Feature/276 harvesting metadata from a provided repository url#278
Conversation
|
@sferenz |
|
Harvesting metadata from the provided URL (GitHub/GitLab). Command: |
|
@sferenz |
sferenz
left a comment
There was a problem hiding this comment.
Thanks for the nice code! Please have a look at the comments :)
src/hermes/commands/base.py
Outdated
| """Load settings from the configuration file (passed in from command line).""" | ||
|
|
||
| toml_data = toml.load(args.path / args.config) | ||
| toml_data = toml.load("." / args.config) |
There was a problem hiding this comment.
Does this still work if a regular path is given to HERMES?
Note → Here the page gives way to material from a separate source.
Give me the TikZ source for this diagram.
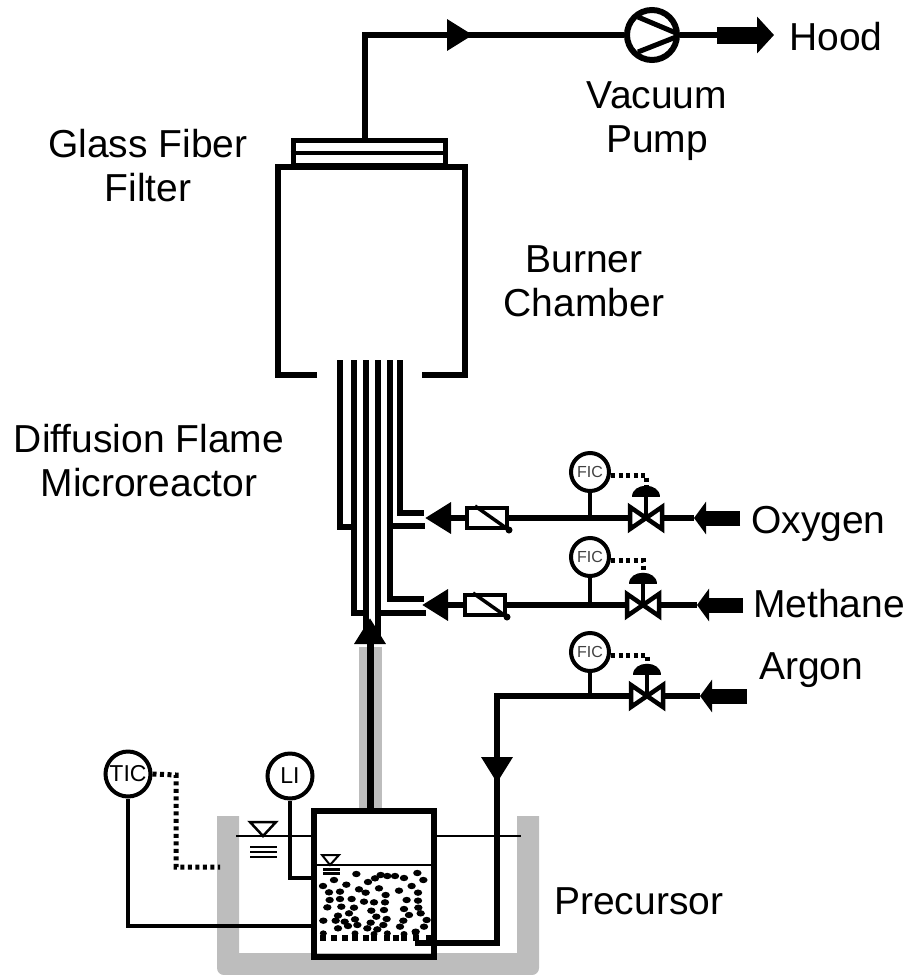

There was a problem hiding this comment.
Yes, specifying a directory path containing CFF or CodeMeta files is also acceptable. For example, the following command works:
hermes harvest --path C:\path\to\your\directory
|
|
||
|
|
||
| class HarvestSettings(BaseModel): | ||
| class _HarvestSettings(BaseModel): |
There was a problem hiding this comment.
I didn’t intend to change the class name. There was an issue with incorrectly pulling the original code for base.py from an updated version of it. This occurred due to a recent update in the settings classes, where all were made private in the develop branch of HERMES (commit a6c1a5e).
| return None | ||
|
|
||
|
|
||
| def _download_to_tempfile(url: str, filename: str) -> pathlib.Path: |
There was a problem hiding this comment.
Do you delete the tempfiles later?
There was a problem hiding this comment.
In the current code the temp files for CFF and CodeMeta are stored separately in C:\Temp on the local machine.
There was a problem hiding this comment.
Will these files be deleted after the extraction process?
There was a problem hiding this comment.
The files won't be deleted after harvesting, however, I can modify the code to delete temp files after extraction. Do you agree with this change?
There was a problem hiding this comment.
Yes, I think the temp files should be deleted at the end of the process.
There was a problem hiding this comment.
I updated the code to remove the temp files after the harvesting process. Could you please have a look on the changes?
@sferenz Thank you for the comments. |
Add functionality to remove temp files generated during remote harvesting.
Remove temp files after harvesting CFF metadata
Remove temp files after harvesting CodeMeta metadata
…rovided-repository-URL' to incorporate the recent updates
To support repository URL as a path
|
@sdruskat This pull request is ready to merge, can you please assign us a reviewer? |
There was a problem hiding this comment.
Thanks for your work!
I had a first look and I would like to suggest a slightly different approach. I think it would be beneficial to have the --url argument that you had (as indicated by your PR description). This would allow us to do the following:
- Create a temporary directory
- download the remote repository given by
--urlto this directory - overwrite
args.pathwith the temporary directory path - run the normal harvesting step
- delete the temporary directory
In this case there is no need to change anything in any of the plugins (I think). Only the base harvest command needs to worry about downloading and then deleting the files.
What do you think?
| return None | ||
|
|
||
|
|
||
| def remove_temp_file(file_path: pathlib.Path, temp_dir: pathlib.Path = pathlib.Path("C:/Temp")): |
There was a problem hiding this comment.
C:/Temp is windows-specific. You could use tempfile.TemporaryDirectory and place the files in there. Then, instead of deleting the files one by one, you can use .cleanup() on the TemporaryDirectory object.
| return corrected_url.replace("https:/", "https://") | ||
|
|
||
|
|
||
| def fetch_metadata_from_repo(repo_url: str, filename: str) -> t.Optional[pathlib.Path]: |
There was a problem hiding this comment.
This method makes multiple HTTP requests. I think it would be nice to use the hermes user agent, just to let the services know who we are. You can do something like:
from hermes.utils import hermes_user_agent
session = requests.Session()
session.headers.update({"User-Agent": hermes_user_agent})then use the session to make the requests:
session.get(api_url)
Thanks! I’ve implemented this approach and am testing it with a few different repositories. |
Added the URL to the
hermes harvestcommand. Now, the commandhermes harvestharvest the metadata from the local repository, andhermes harvest --url <URL>allows harvesting metadata from the provided URL, with support for GitHub and GitLab repositories.(e.g.,
hermes harvest --url https://github.com/NFDI4Energy/SMECS)